1 It seems almost incredible that Mrs. Hamilton McK. Twombly, one of the daughters who came up from the farm, a little girl of ten at the time named Florence Adele, is still alive, aged ninety-three, as this is written.

2 Most of his letters were written by a secretary and merely signed by him; but this historian has seen in the New York archives some letters written entirely in his own hand, and can testify that the yarns about their illegibility are somewhat exaggerated. His script is bad, but not as difficult to read as that of Horace Greeley, which is frequently impossible.

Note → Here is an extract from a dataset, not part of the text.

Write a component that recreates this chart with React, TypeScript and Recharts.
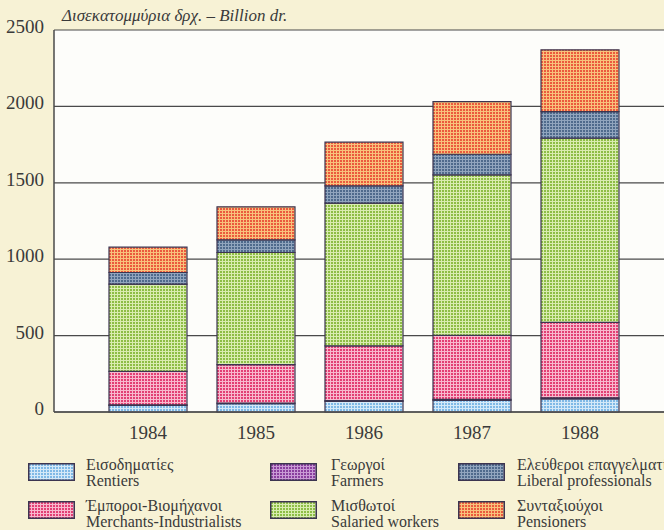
import React from "react";
import { BarChart, Bar, XAxis, YAxis, CartesianGrid } from "recharts";

// values in billion drachmas
const years = ["1984", "1985", "1986", "1987", "1988"];
const rentiers = [43, 54, 69, 76, 85];
const farmers = [4, 5, 6, 7, 8];
const merchants = [219, 251, 358, 418, 493];
const salaried = [571, 734, 934, 1051, 1206];
const liberal = [76, 83, 113, 135, 174];
const pensioners = [166, 216, 286, 344, 404];
const yTicks = [0, 500, 1000, 1500, 2000, 2500];

const series = [
   { key: "rentiers", values: rentiers, gr: "Εισοδηματίες", en: "Rentiers", color: "#7fb9e6", light: "#d4e9f8" },
   { key: "farmers", values: farmers, gr: "Γεωργοί", en: "Farmers", color: "#8a3f9e", light: "#c99bd5" },
   { key: "merchants", values: merchants, gr: "Έμποροι-Βιομήχανοι", en: "Merchants-Industrialists", color: "#e23f74", light: "#f8b8cd" },
   { key: "salaried", values: salaried, gr: "Μισθωτοί", en: "Salaried workers", color: "#8dbd45", light: "#d9ecb0" },
   { key: "liberal", values: liberal, gr: "Ελεύθεροι επαγγελματίες", en: "Liberal professionals", color: "#4f6a8c", light: "#91a5be" },
   { key: "pensioners", values: pensioners, gr: "Συνταξιούχοι", en: "Pensioners", color: "#eb5a3e", light: "#f8c27c" },
];

const data = years.map(function (year, i) {
   const row: Record<string, string | number> = { year };
   series.forEach(function (s) {
      row[s.key] = s.values[i];
   });
   return row;
});

// legend placement: [series key, swatch x, swatch y, text x, text y]
const legendSlots: [string, number, number, number, number][] = [
   ["rentiers", 28, 463, 86, 457],
   ["farmers", 270, 463, 331, 457],
   ["liberal", 458, 463, 517, 457],
   ["merchants", 28, 501, 86, 498],
   ["salaried", 270, 501, 331, 498],
   ["pensioners", 458, 501, 517, 498],
];

const font = "'Liberation Serif', 'DejaVu Serif', serif";
const ink = "#3a3a3a";
const lineCol = "#4a4a4a";

const YTick = function (props: any) {
   const { x, y, payload } = props;
   return (
      <text x={x} y={y} dy={3} textAnchor="end" fontFamily={font} fontSize={19} fill={ink}>
         {payload.value}
      </text>
   );
};

const XTick = function (props: any) {
   const { x, y, payload } = props;
   return (
      <text x={x} y={y} dy={25} textAnchor="middle" fontFamily={font} fontSize={19} fill={ink}>
         {payload.value}
      </text>
   );
};

export default function App() {
   return (
      <div
         style={{
            position: "absolute",
            left: 0,
            top: 0,
            width: 664,
            height: 530,
            overflow: "hidden",
            background: "#f7f2d5",
            fontFamily: font,
            color: ink,
         }}
      >
         <div
            style={{
               position: "absolute",
               left: 62,
               top: 6,
               fontSize: 17,
               fontStyle: "italic",
               whiteSpace: "nowrap",
            }}
         >
            Δισεκατομμύρια δρχ. – Billion dr.
         </div>
         <BarChart
            width={664}
            height={450}
            data={data}
            margin={{ top: 30, right: 0, left: 0, bottom: 0 }}
            barSize={78}
         >
            <defs>
               {series.map(function (s) {
                  return (
                     <pattern
                        key={s.key}
                        id={"pat-" + s.key}
                        width={3}
                        height={3}
                        patternUnits="userSpaceOnUse"
                     >
                        <rect width={3} height={3} fill={s.color} />
                        <path d="M0 0.5H3M0.5 0V3" stroke={s.light} strokeWidth={1} />
                     </pattern>
                  );
               })}
            </defs>
            <CartesianGrid
               vertical={false}
               stroke={lineCol}
               strokeWidth={1.2}
               fill="#fdfdfa"
               fillOpacity={1}
            />
            <XAxis
               dataKey="year"
               height={38}
               tickLine={false}
               tickSize={0}
               axisLine={{ stroke: lineCol, strokeWidth: 1.5 }}
               padding={{ left: 40, right: 30 }}
               tick={<XTick />}
            />
            <YAxis
               width={54}
               domain={[0, 2500]}
               ticks={yTicks}
               tickLine={false}
               tickSize={0}
               tickMargin={10}
               axisLine={{ stroke: lineCol, strokeWidth: 1.5 }}
               tick={<YTick />}
            />
            {series.map(function (s) {
               return (
                  <Bar
                     key={s.key}
                     dataKey={s.key}
                     stackId="a"
                     fill={"url(#pat-" + s.key + ")"}
                     stroke="#3c3550"
                     strokeWidth={1.2}
                     isAnimationActive={false}
                  />
               );
            })}
         </BarChart>
         {legendSlots.map(function ([key, sx, sy, tx, ty]) {
            const s = series.find(function (q) {
               return q.key === key;
            })!;
            return (
               <React.Fragment key={key}>
                  <svg
                     width={47}
                     height={18}
                     style={{ position: "absolute", left: sx, top: sy }}
                  >
                     <rect
                        x={0.75}
                        y={0.75}
                        width={45.5}
                        height={16.5}
                        fill={"url(#pat-" + key + ")"}
                        stroke="#3c3550"
                        strokeWidth={1.5}
                     />
                  </svg>
                  <div
                     style={{
                        position: "absolute",
                        left: tx,
                        top: ty,
                        fontSize: 16,
                        lineHeight: "16px",
                        whiteSpace: "nowrap",
                     }}
                  >
                     <div>{s.gr}</div>
                     <div>{s.en}</div>
                  </div>
               </React.Fragment>
            );
         })}
      </div>
   );
}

3 John Webster Wagner (1817‑82) was born at Palatine Bridge in the Mohawk Valley, of German stock from the Rhine Palatinate which settled large areas in that vicinity, coming first about 1720. Webster Wagner became station agent at Palatine Bridge for the Utica & Schenectady Railroad in 1843. He was instrumental in having the first baggage car converted into a sleeper, and then organized the New York Central Sleeping Car Company, which by 1860 had built four of the three-tier-berth sleepers at a cost of about $3,200 each. He was killed in one of his own cars in a wreck at Spuyten Duyvil, January 13, 1882.